Book #3: Daring Greatly by Brene Brown

Already I'm reading (listening to) more audiobooks than actual books this year. I have a feeling that audiobooks are going to be the way for me to go this year--I'm even thinking of splurging on an Audible membership once the baby comes, since I won't be able to read as easily but listening to things comes easily while nursing. I listened to this one while at the gym this week and I feel very accomplished having finished it. I tried reading this a few years ago and got a few pages in and was COMPLETELY not interested. Like, couldn't bother to finish the paragraph. I kept trying to skim and find the point but it just seemed super psycho-babble-y. But I think listening to it was a good format because it forced me to listen to every word instead of getting bored with a paragraph and skimming to get ahead.

Brown writes about vulnerability and how being vulnerable allows us to connect with other and create relationships, and how if we refuse to be vulnerable we don't allow ourselves to progress or move forward. She ends up also talking a lot about shame (since she is a shame researcher) and how shame stunts our growth and keeps us from accepting vulnerability. I can see that there are some places where I could/should be more vulnerable, and I definitely accept her thesis that being vulnerable is GOOD for our relationships and our growth as individuals, even though it is so uncomfortable. I liked a few of the points she made about things we do to protect us from our vulnerability--like "foreboding joy", or literally imagining every bad thing that could happen to our loved ones or to prevent us from being happy (I'm glad I'm not the only one who has that problem)--and the things she warns us to be careful of, like making sure that your words and actions match up. I wish that her book actually had more tips or strategies to actually help us change the way we "live, love, parent, and lead" like it says in the subtitle--it wasn't totally obvious what she wants us to change if we want to become more shame-resilient, like she talks about. Obviously, I want to avoid using shame in parenting (guilt has good outcomes, helping people to make positive changes, but shame has negative outcomes; guilt = you're a good person making bad choices, shame = you're a bad person) but I don't feel like she was very clear about how to do that.

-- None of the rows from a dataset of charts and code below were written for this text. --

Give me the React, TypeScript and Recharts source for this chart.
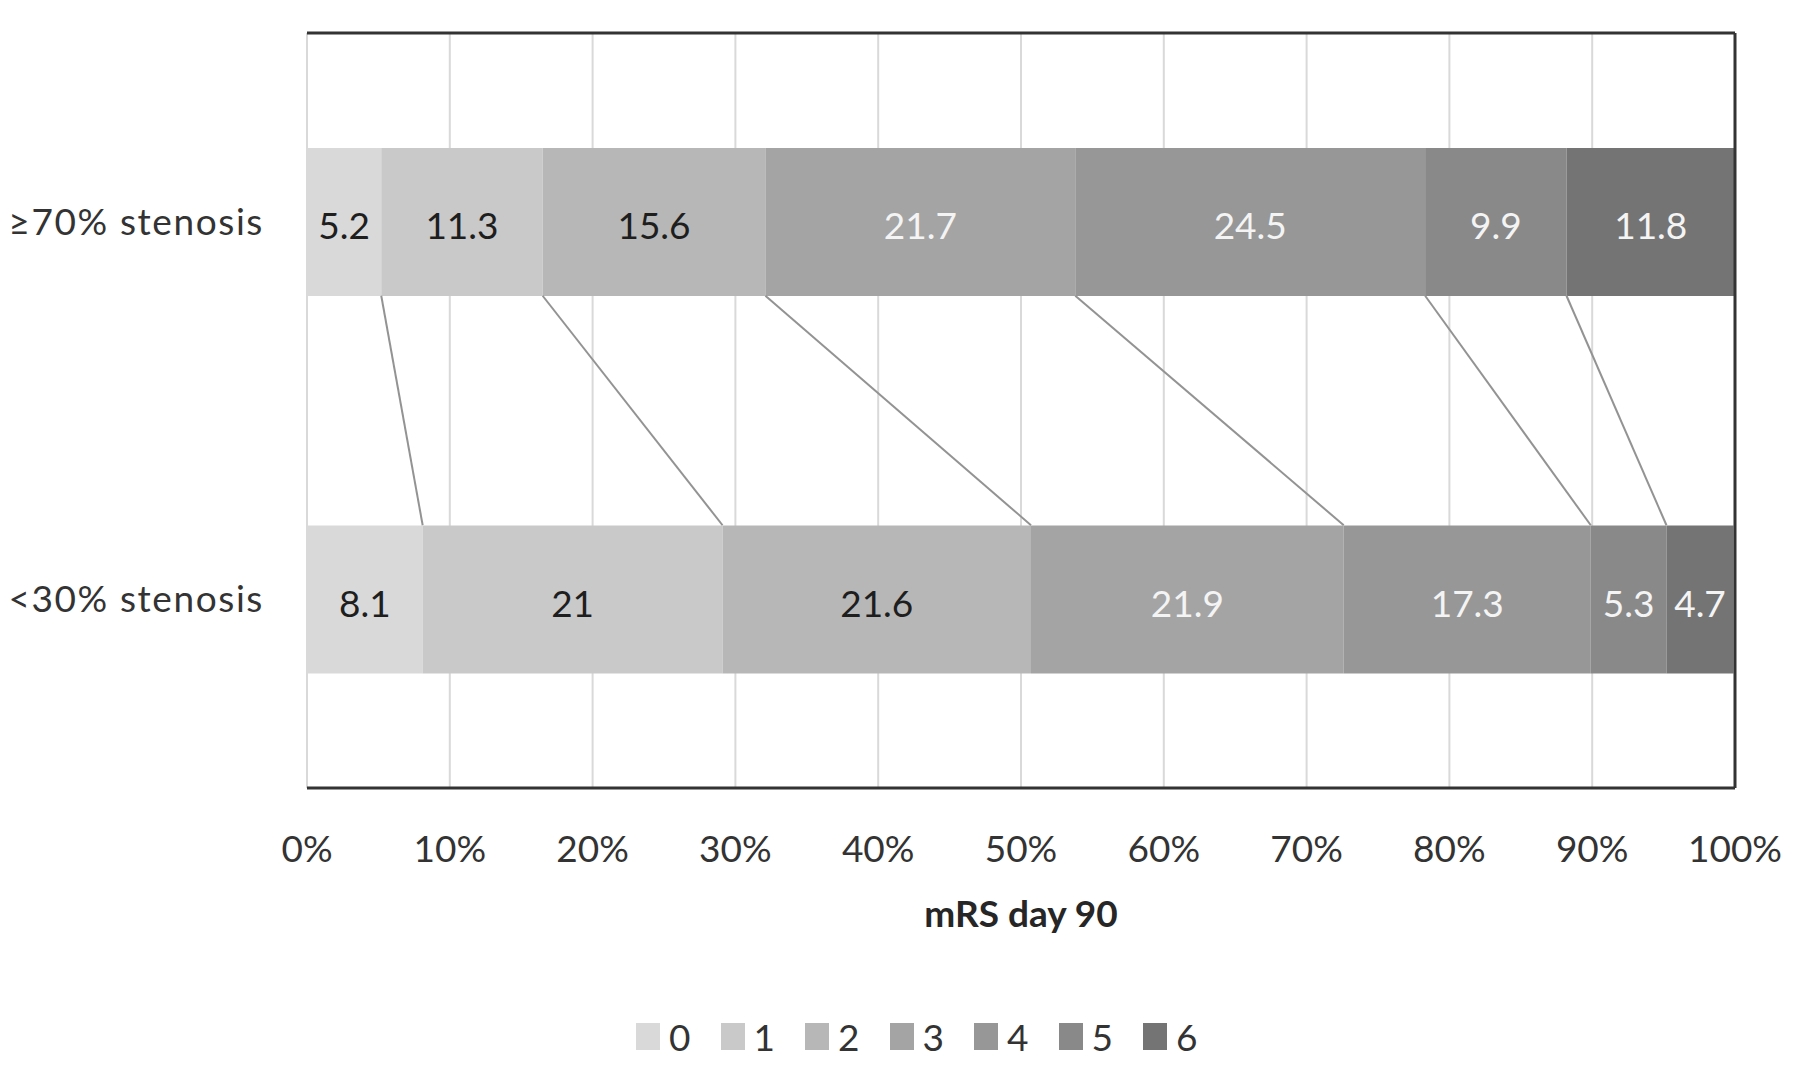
import React from 'react';
import { BarChart, Bar, XAxis, YAxis, CartesianGrid, LabelList, ReferenceLine, Legend } from 'recharts';

const categories = ['≥70% stenosis', '<30% stenosis'];
const mrsScores = ['0', '1', '2', '3', '4', '5', '6'];
const stenosis70 = [5.2, 11.3, 15.6, 21.7, 24.5, 9.9, 11.8];
const stenosis30 = [8.1, 21, 21.6, 21.9, 17.3, 5.3, 4.7];
const xTicks = [0, 10, 20, 30, 40, 50, 60, 70, 80, 90, 100];

const colors = ['#d9d9d9', '#c9c9c9', '#b7b7b7', '#a4a4a4', '#979797', '#898989', '#747474'];
const labelColors = ['#1e1e1e', '#1e1e1e', '#1e1e1e', '#f4f4f4', '#f4f4f4', '#f4f4f4', '#f4f4f4'];

const FONT = 'Lato, "Open Sans", sans-serif';
const BAR = 148;
const W = 1784;
const H = 1063;

const seriesRows = [stenosis70, stenosis30];
const data = categories.map((name, r) => {
  const row: Record<string, any> = { name };
  mrsScores.forEach((s, i) => {
    row['m' + s] = seriesRows[r][i];
  });
  return row;
});

const cumulative = (arr: number[]) => {
  const out: number[] = [];
  let acc = 0;
  arr.forEach((v) => {
    acc = Math.round((acc + v) * 10) / 10;
    out.push(acc);
  });
  return out;
};
const cum70 = cumulative(stenosis70);
const cum30 = cumulative(stenosis30);
const connectors = mrsScores.slice(0, mrsScores.length - 1).map((_, i) => [cum70[i], cum30[i]]);

const ConnectorShape = (props: any) => {
  const { x1, y1, x2, y2 } = props;
  return (
    <line
      x1={x1}
      y1={y1 + BAR / 2}
      x2={x2}
      y2={y2 - BAR / 2}
      stroke="#939393"
      strokeWidth={2}
    />
  );
};

const LegendContent = () => (
  <div style={{ height: 133, position: 'relative', fontFamily: FONT }}>
    <div style={{ position: 'absolute', left: 628, top: 85, display: 'flex' }}>
      {mrsScores.map((s, i) => (
        <div key={s} style={{ display: 'flex', alignItems: 'center', width: 84.5 }}>
          <div style={{ width: 24, height: 27, background: colors[i] }} />
          <span style={{ marginLeft: 9, fontSize: 37, color: '#333', lineHeight: '27px' }}>{s}</span>
        </div>
      ))}
    </div>
  </div>
);

export default function App() {
  return (
    <div style={{ width: W, height: H }}>
      <BarChart
        width={W}
        height={H}
        data={data}
        layout="vertical"
        margin={{ top: 25, right: 57, left: 0, bottom: 0 }}
      >
        <CartesianGrid vertical horizontal={false} stroke="#d9d9d9" strokeWidth={2} />
        <XAxis
          type="number"
          domain={[0, 100]}
          ticks={xTicks}
          tickFormatter={(v) => `${v}%`}
          axisLine={{ stroke: '#333', strokeWidth: 3 }}
          tickLine={false}
          tickSize={0}
          tickMargin={48}
          height={150}
          interval={0}
          tick={{ fontSize: 37, fill: '#333', fontFamily: FONT }}
          label={{
            value: 'mRS day 90',
            position: 'insideTop',
            offset: 113,
            fontSize: 37,
            fontWeight: 'bold',
            fill: '#262626',
            fontFamily: FONT,
          }}
        />
        <YAxis
          type="category"
          dataKey="name"
          width={299}
          axisLine={false}
          tickLine={false}
          tickSize={0}
          tickMargin={43}
          tick={{ fontSize: 37, fill: '#333', fontFamily: FONT, letterSpacing: 1.6 }}
        />
        {mrsScores.map((s, i) => (
          <Bar
            key={s}
            dataKey={'m' + s}
            name={s}
            stackId="a"
            fill={colors[i]}
            barSize={BAR}
            isAnimationActive={false}
          >
            <LabelList
              dataKey={'m' + s}
              position="center"
              fill={labelColors[i]}
              fontSize={37}
              fontFamily={FONT}
              dy={4}
            />
          </Bar>
        ))}
        {connectors.map(([a, b], i) => (
          <ReferenceLine
            key={'c' + i}
            segment={[
              { x: a, y: categories[0] },
              { x: b, y: categories[1] },
            ]}
            shape={ConnectorShape}
          />
        ))}
        <ReferenceLine
          segment={[
            { x: 0, y: categories[0] },
            { x: 100, y: categories[0] },
          ]}
          position="start"
          stroke="#333"
          strokeWidth={3}
        />
        <ReferenceLine x={100} stroke="#333" strokeWidth={3} />
        <Legend
          verticalAlign="bottom"
          content={<LegendContent />}
          wrapperStyle={{ left: 0, width: W, bottom: 0 }}
        />
      </BarChart>
    </div>
  );
}
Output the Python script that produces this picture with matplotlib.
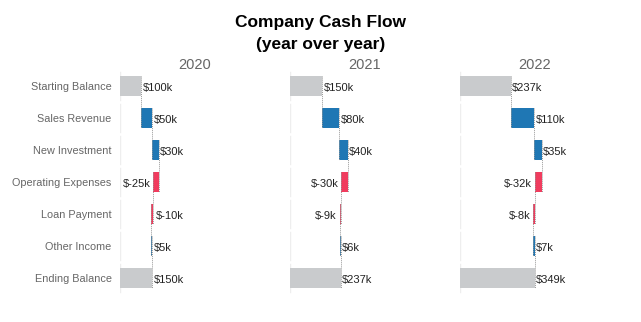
import numpy as np
import matplotlib.pyplot as plt

plt.rcParams['font.family'] = ['Liberation Sans', 'DejaVu Sans']

# ====== data ======
categories = ['Starting Balance', 'Sales Revenue', 'New Investment',
              'Operating Expenses', 'Loan Payment', 'Other Income', 'Ending Balance']
years = ['2020', '2021', '2022']
starting = [100, 150, 237]
changes = {
    '2020': [50, 30, -25, -10, 5],
    '2021': [80, 40, -30, -9, 6],
    '2022': [110, 35, -32, -8, 7],
}

C_POS = '#1f77b4'
C_NEG = '#f03c5e'
C_TOT = '#c9cbcd'

W, H = 641, 322
fig = plt.figure(figsize=(W / 100, H / 100), dpi=100)
fig.text(0.5, 1 - 23 / H, 'Company Cash Flow', ha='center', va='center',
         fontsize=12.5, fontweight='bold')
fig.text(0.5, 1 - 45 / H, '(year over year)', ha='center', va='center',
         fontsize=12.5, fontweight='bold')

n = len(categories)
y = np.arange(n)
bh = 0.6
x_left = [120, 290, 460]
pw = 150
ax_top, ax_bot = 70, 294

for k, yr in enumerate(years):
    ax = fig.add_axes([x_left[k] / W, 1 - ax_bot / H, pw / W, (ax_bot - ax_top) / H])
    ax.set_xlim(0, 700)
    ax.set_ylim(n - 0.5, -0.5)
    for s in ax.spines.values():
        s.set_visible(False)
    ax.set_xticks([])
    if k == 0:
        ax.set_yticks(y)
        ax.set_yticklabels(categories, fontsize=7.8, color='#666666')
        ax.tick_params(axis='y', length=0, pad=6)
    else:
        ax.set_yticks([])
    fig.text((x_left[k] + pw / 2) / W, 1 - 65 / H, yr, ha='center',
             va='center', fontsize=10.5, color='#666666')

    # faint baseline per row
    for i in y:
        ax.plot([0, 0], [i - 0.45, i + 0.45], color='#eeeeee', lw=1, zorder=0)

    steps = changes[yr]
    ends = list(np.cumsum([starting[k]] + steps))
    lefts = [0] + ends[:-1] + [0]
    widths = [starting[k]] + steps + [ends[-1]]
    colors = [C_TOT] + [C_POS if v >= 0 else C_NEG for v in steps] + [C_TOT]
    ax.barh(y, widths, left=lefts, height=bh, color=colors, zorder=2)

    # dotted connectors
    for i in range(n - 1):
        xe = ends[i]
        ax.plot([xe, xe], [i - bh / 2, i + 1 + bh / 2], ls=(0, (1, 1)),
                color='#999999', lw=0.7, zorder=3)

    # value labels (negative ones go left unless they would run off the panel)
    vals = [starting[k]] + steps + [ends[-1]]
    fig.canvas.draw()
    r = fig.canvas.get_renderer()
    ax_x0 = ax.get_window_extent(renderer=r).x0
    for i, v in enumerate(vals):
        txt = f'${v}k'
        right_end = lefts[i] + widths[i]
        if v < 0:
            t = ax.annotate(txt, (right_end, i + 0.05), xytext=(-2, 0),
                            textcoords='offset points', ha='right', va='center',
                            fontsize=8, color='#222222')
            bb = t.get_window_extent(renderer=r)
            if bb.x0 < ax_x0 + 1.5:
                t.remove()
                ax.annotate(txt, (lefts[i], i + 0.05), xytext=(2, 0),
                            textcoords='offset points', ha='left', va='center',
                            fontsize=8, color='#222222')
        else:
            ax.annotate(txt, (right_end, i + 0.05), xytext=(1, 0),
                        textcoords='offset points', ha='left', va='center',
                        fontsize=8, color='#222222')

fig.savefig('out.png', dpi=100)
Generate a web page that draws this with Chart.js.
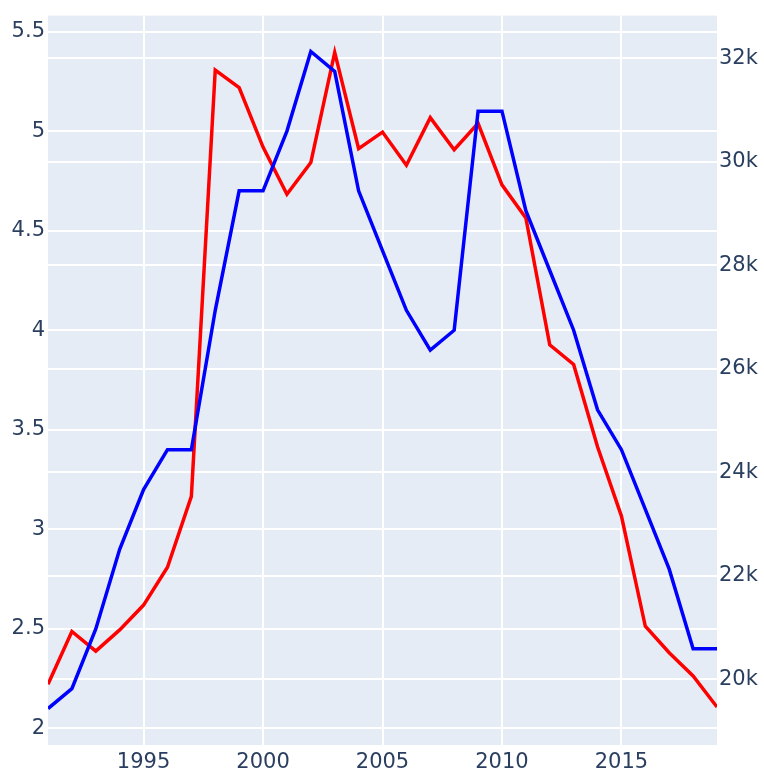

The best part of this book, I think, is the quote that the title comes from, by Teddy Roosevelt: "It is not the critic who counts; not the man who points out how the strong man stumbles, or where the doer of deeds could have done them better. The credit belongs to the man who is actually in the arena, whose face is marred by dust and sweat and blood; who strives valiantly; who errs, who comes short again and again, because there is no effort without error and shortcoming; but who does actually strive to do the deeds; who knows great enthusiasms, the great devotions; who spends himself in a worthy cause; who at the best knows in the end the triumph of high achievement, and who at the worst, if he fails, at least fails while daring greatly, so that his place shall never be with those cold and timid souls who neither know victory nor defeat." This quote was also in a recent other book I read and I love it. I'm going to put it on our bulletin board, I think.